Малышам слушать было совсем неинтересно, они подтянули к себе шкатулку с камешками и играли ими. Вадим едва сдерживал зевоту.
— Ну все, — сказал старик, — пора спать.
За стеной завыли ручные волки.
Было раннее утро. Настолько раннее, что висела на блеклом небе последняя звезда. Паша проснулся и лежал, не имея ни малейшего желания засыпать. Над головой послышалось легкое поскрипывание — там, на третьем этаже медленно ходил Кабошон. Паша натянул свитер и джинсы и поднялся по узкой лестнице, стукаясь головой об изнанку верхних ступенек.
Кабошон просто ходил по своей совмещенной с библиотекой лаборатории. Перекладывал с места на место книги, рассматривал на свет содержимое колб. Что-то переставлял и подтирал мокрые следы крохотной желтой тряпочкой.
— С добрым утром, — обратился к нему Паша.
— Привет. Что, не спится? А что так?
— Хотелось поговорить.
— О чем?
— Просто — поговорить.
— Мне все равно, куда попасть, только скажи, куда я должна идти.
— Точно, — улыбнулся Паша. — Когда я был маленьким, я думал, что кот просто издевается. Честно говоря, я и до сих пор иногда думаю — неужели непонятно, что ребенку и правда не важно, куда попасть, лишь бы взрослые сказали, куда он должен идти.
— Ты уже не ребенок, — сказал Кабошон серьезно, без тени своей обычной улыбки в глазах. — Для тебя не может быть важнее ничего, чем точно понимать, куда ты движешься.
Паша смутился.
— Пойдем лучше, заварим чаю, — ласково предложил ему старик.

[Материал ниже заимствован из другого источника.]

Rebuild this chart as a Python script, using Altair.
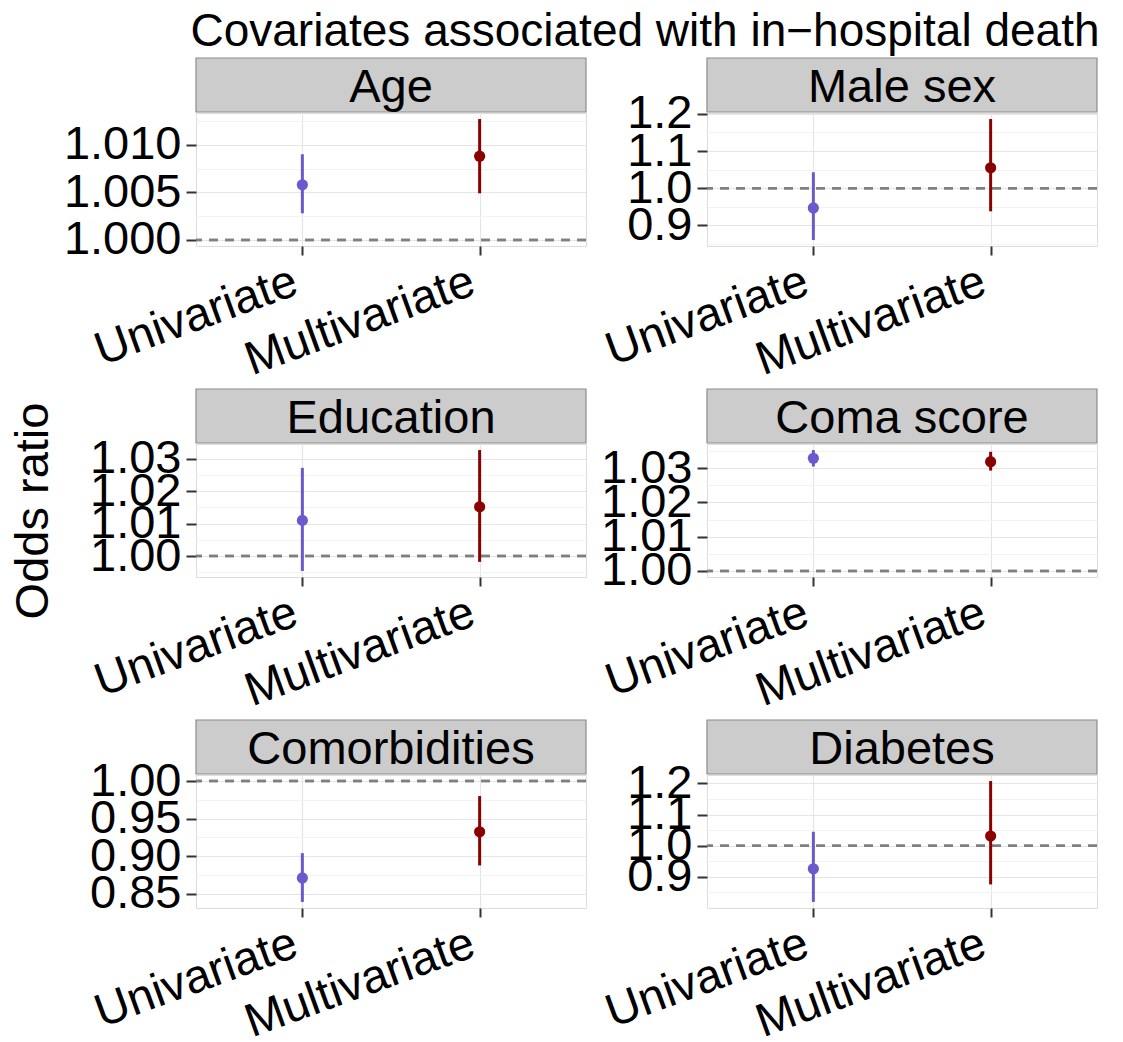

— Если честно, — сказал Пашка после того, как был выпит крепкий и душистый утренний чай со щедро посыпанными пудрой пончиками, — мне покоя не дает то, что вы сказали о выродках и таких, как вы. Почему с вами поступают так? Это несправедливо. Вы нормальные люди. Подумаешь, не можете чего-то там сделать. Я вот тоже не могу, но меня никто за это не выгоняет из дому. Почему не оставить вас в покое? Да еще эта история с Выселками. Какая дикость! Кому какое дело, на ком человек хочет жениться?
Кабошон задумался ненадолго.
— Вот скажи, — спросил он медленно, — ты бы женился на инвалидке? — он особенно подчеркнул слово «ты».

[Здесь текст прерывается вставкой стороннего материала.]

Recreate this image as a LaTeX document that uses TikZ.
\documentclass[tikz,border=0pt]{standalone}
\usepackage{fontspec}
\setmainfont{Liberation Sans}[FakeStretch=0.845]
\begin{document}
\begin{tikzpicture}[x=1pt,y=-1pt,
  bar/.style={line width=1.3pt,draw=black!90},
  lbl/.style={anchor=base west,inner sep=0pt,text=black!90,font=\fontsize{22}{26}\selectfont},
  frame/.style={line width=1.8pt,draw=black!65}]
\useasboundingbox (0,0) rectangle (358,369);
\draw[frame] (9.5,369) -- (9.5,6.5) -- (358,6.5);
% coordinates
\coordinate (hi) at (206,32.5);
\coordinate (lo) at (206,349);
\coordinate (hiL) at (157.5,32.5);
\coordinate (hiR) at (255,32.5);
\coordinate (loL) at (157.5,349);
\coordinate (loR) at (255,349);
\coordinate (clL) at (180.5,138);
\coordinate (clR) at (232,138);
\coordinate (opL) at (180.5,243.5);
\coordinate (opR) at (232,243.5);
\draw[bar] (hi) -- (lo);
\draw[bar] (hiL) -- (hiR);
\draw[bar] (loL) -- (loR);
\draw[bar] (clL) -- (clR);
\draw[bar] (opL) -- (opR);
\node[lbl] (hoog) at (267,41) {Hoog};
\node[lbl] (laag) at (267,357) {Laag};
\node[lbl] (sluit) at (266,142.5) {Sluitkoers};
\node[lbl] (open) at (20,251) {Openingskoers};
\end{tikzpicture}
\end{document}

— Если бы любил, да. А причем тут?..
— А ты мог бы полюбить инвалида? Не того, кто получил какую-нибудь травму, а того, кто родился больным?
Паша молчал долго. Ему было стыдно признаться в чувстве, которое он испытывал, глядя на таких людей. Он боролся с этим в себе, но до конца побороть болезненную жалость, граничащую с отрицанием, не мог.
Кабошон понял это молчание правильно.
— А скажи, — задал он еще один вопрос, — разве они плохие люди?
— Ну, по-разному бывает.
— А это зависит от их инвалидности?
— Думаю, что нет… Если только они не чувствуют себя обиженными на весь мир.
— Так, — одобрительно сказал Кабошон, кивнув головой, будто учитель, которому правильно пересказали параграф. — Здесь все точно так же. Здесь отсутствие определенных способностей — точно такая же инвалидность, как в твоем мире — отсутствие ноги. Все дело в продолжении рода. Любое существо в любом из миров стремится, чтобы потомство было похожим на него. А у людей от разного рода способностей зависит еще и экономика. Так что животное отрицание непохожести умножается еще и на страх погрузиться в нищету. В вашем мире инвалид не может свободно передвигаться и выдерживать нагрузки на работе. В нашем — вообще лишен способности что-либо произвести.